Filter these entries, keeping only lines that hold the word "matplotlib".
DATASET ENTRIES start
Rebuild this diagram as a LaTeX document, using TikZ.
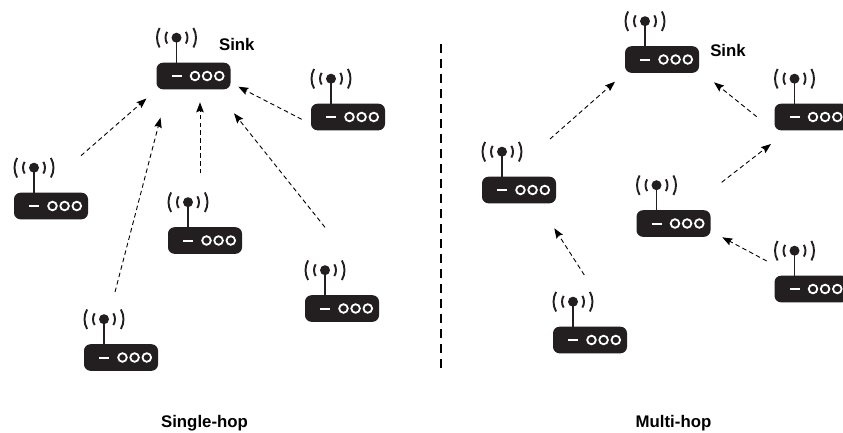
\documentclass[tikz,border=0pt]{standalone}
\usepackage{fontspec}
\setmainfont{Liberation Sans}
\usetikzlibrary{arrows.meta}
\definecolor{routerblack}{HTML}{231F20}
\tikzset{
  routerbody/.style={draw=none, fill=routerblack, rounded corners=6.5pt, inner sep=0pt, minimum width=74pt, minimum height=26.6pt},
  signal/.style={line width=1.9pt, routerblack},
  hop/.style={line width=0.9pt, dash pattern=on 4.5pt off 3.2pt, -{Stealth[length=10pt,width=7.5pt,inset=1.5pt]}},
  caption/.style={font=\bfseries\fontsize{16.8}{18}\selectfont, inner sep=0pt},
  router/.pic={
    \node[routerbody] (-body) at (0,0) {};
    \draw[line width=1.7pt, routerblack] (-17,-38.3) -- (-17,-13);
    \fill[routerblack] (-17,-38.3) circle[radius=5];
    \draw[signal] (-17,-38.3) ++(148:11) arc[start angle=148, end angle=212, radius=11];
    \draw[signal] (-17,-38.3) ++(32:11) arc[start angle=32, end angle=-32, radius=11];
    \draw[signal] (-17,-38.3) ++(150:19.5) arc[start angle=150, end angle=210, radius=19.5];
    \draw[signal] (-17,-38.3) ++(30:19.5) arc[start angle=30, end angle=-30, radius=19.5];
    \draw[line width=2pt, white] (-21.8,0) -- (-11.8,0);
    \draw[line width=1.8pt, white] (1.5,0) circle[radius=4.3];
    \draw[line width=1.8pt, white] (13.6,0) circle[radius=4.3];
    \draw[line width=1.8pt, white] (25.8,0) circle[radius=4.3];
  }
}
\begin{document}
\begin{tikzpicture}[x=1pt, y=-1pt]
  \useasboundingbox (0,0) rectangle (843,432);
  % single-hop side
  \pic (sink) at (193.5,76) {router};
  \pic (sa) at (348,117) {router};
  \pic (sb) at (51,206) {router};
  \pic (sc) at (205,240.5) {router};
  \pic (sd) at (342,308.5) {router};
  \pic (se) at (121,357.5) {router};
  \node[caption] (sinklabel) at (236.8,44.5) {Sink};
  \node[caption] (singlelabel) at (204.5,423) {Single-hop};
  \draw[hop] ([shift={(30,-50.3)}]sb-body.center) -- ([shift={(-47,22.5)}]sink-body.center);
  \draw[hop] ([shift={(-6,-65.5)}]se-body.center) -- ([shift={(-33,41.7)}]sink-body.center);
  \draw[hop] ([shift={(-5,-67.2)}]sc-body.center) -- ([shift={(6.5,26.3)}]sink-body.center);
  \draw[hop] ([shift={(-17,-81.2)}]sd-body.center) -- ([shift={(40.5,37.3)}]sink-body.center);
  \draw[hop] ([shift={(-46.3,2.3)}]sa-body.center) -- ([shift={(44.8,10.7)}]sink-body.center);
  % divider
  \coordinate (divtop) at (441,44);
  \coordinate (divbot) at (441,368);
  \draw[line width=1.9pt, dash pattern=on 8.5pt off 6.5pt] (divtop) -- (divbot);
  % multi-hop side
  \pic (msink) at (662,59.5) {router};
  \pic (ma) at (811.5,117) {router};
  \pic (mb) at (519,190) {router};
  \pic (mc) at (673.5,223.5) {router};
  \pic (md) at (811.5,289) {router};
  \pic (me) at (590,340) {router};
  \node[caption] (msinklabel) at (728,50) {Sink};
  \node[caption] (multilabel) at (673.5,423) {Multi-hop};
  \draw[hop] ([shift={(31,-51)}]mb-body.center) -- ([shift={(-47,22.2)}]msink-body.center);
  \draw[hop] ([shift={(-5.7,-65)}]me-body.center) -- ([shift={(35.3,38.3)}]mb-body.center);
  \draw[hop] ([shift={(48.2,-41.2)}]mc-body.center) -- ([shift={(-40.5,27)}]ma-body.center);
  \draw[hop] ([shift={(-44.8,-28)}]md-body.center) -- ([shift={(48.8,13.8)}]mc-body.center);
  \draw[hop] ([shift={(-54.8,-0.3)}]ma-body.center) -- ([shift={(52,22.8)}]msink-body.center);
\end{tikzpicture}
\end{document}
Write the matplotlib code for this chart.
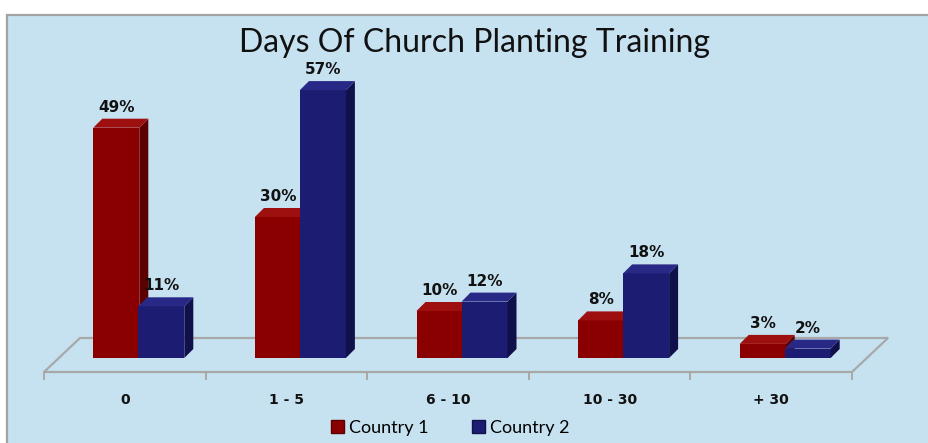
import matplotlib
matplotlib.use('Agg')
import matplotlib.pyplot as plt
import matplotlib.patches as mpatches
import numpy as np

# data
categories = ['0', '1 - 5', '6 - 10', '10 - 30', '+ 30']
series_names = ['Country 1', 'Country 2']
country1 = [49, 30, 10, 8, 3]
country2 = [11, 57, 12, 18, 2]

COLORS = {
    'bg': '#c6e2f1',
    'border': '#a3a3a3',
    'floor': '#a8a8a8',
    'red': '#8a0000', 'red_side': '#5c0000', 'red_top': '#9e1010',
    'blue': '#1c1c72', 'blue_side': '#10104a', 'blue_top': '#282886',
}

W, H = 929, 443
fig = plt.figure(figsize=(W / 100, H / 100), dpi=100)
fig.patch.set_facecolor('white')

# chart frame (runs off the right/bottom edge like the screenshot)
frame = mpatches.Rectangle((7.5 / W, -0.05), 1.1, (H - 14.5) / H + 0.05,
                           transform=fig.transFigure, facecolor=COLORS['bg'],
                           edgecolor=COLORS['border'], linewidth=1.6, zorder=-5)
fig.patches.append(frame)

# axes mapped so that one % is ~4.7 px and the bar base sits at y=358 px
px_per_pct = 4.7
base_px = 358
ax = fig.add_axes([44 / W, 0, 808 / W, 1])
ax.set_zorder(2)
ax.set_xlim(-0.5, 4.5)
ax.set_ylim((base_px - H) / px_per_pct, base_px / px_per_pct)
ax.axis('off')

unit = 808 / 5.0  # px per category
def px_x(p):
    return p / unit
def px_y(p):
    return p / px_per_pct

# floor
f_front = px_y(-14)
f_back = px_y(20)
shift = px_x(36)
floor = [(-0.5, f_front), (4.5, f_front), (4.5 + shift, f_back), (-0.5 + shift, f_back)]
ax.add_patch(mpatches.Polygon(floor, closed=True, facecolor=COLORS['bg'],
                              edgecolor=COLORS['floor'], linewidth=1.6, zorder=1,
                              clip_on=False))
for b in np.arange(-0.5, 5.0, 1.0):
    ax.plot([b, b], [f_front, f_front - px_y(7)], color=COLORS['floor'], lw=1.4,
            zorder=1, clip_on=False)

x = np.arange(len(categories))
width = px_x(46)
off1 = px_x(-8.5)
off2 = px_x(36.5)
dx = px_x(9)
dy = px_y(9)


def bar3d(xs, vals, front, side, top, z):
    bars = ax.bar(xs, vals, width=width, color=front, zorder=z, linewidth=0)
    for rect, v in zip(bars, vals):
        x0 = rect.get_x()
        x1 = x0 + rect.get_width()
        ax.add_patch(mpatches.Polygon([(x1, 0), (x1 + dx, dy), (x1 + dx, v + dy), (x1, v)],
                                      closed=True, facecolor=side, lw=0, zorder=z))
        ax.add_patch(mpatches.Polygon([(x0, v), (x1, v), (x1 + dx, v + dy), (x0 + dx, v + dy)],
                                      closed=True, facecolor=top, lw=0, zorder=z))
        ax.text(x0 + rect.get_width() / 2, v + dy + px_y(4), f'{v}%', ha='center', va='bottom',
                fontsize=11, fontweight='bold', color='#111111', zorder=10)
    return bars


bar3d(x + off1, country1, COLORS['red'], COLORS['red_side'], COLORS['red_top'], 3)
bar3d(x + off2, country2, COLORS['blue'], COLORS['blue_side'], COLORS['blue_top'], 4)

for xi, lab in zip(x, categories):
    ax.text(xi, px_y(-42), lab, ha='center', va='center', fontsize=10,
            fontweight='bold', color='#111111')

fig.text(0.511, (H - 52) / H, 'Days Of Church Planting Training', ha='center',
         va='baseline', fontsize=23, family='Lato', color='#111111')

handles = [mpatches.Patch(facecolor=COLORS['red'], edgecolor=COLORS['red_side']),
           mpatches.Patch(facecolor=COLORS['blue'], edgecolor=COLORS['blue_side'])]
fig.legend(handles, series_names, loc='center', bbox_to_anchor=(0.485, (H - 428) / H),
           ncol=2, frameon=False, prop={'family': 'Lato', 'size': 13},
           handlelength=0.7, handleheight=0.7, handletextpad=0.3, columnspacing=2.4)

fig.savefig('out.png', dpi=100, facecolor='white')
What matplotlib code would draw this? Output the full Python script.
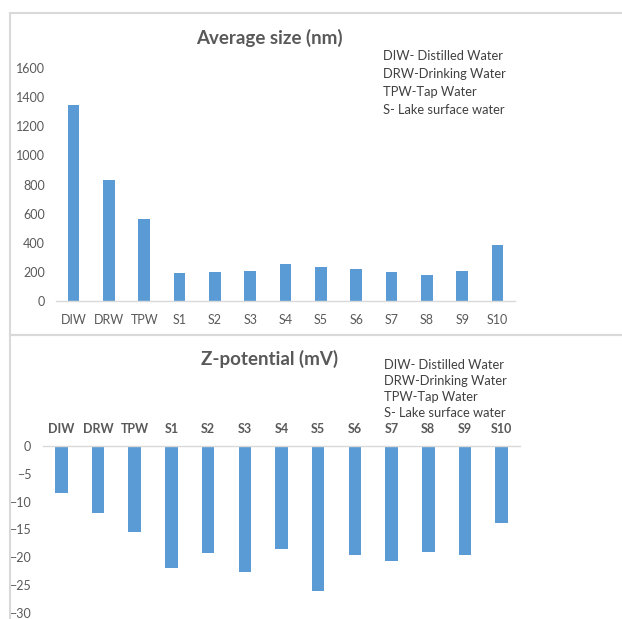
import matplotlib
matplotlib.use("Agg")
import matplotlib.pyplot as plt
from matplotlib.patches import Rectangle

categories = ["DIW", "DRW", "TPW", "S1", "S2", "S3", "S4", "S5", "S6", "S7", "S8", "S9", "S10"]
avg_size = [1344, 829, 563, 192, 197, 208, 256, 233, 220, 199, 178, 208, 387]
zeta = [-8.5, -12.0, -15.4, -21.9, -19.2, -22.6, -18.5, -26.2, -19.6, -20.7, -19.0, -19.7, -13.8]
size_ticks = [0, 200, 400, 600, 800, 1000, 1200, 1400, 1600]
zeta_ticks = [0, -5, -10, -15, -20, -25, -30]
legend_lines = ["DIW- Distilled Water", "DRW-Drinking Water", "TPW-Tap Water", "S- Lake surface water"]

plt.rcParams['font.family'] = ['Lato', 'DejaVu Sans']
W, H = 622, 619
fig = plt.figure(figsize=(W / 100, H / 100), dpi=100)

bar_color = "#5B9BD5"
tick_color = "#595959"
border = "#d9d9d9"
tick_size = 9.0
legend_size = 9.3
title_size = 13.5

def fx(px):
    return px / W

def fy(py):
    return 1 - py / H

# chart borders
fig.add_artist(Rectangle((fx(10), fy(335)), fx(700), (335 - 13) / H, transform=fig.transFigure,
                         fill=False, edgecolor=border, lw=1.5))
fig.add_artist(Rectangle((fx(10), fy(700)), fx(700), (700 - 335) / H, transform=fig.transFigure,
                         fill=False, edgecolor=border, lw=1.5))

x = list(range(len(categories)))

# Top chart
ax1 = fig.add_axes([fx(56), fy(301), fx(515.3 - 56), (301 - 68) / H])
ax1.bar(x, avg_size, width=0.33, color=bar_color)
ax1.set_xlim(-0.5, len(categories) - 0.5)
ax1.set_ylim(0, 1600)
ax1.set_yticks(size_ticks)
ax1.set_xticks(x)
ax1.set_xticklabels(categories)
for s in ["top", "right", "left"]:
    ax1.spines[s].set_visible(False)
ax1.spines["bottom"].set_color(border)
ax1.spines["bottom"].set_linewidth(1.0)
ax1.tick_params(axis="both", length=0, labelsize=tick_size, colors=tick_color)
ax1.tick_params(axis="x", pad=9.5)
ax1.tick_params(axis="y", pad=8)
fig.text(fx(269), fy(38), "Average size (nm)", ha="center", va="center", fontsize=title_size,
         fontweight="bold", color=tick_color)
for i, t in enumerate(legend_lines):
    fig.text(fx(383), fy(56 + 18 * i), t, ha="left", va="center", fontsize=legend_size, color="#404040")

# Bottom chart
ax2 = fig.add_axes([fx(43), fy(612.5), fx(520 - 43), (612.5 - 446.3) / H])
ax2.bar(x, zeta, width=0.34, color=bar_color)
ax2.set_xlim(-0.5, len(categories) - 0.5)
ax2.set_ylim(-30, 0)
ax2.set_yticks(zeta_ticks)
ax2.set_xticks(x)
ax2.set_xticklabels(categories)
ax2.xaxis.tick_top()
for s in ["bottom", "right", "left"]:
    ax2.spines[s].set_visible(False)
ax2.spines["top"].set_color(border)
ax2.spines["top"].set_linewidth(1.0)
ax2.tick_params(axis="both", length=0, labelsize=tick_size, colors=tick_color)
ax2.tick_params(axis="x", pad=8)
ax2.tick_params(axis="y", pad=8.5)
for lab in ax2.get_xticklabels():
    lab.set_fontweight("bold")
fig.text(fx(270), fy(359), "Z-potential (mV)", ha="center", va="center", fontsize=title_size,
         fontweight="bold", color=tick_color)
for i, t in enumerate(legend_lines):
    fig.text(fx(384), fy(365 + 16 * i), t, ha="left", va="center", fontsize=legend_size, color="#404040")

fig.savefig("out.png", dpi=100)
DATASET ENTRIES end
(CORRECT ANSWER)
Write the matplotlib code for this chart.
import matplotlib
matplotlib.use('Agg')
import matplotlib.pyplot as plt
import matplotlib.patches as mpatches
What matplotlib code would draw this? Output the full Python script.
import matplotlib
matplotlib.use("Agg")
import matplotlib.pyplot as plt
from matplotlib.patches import Rectangle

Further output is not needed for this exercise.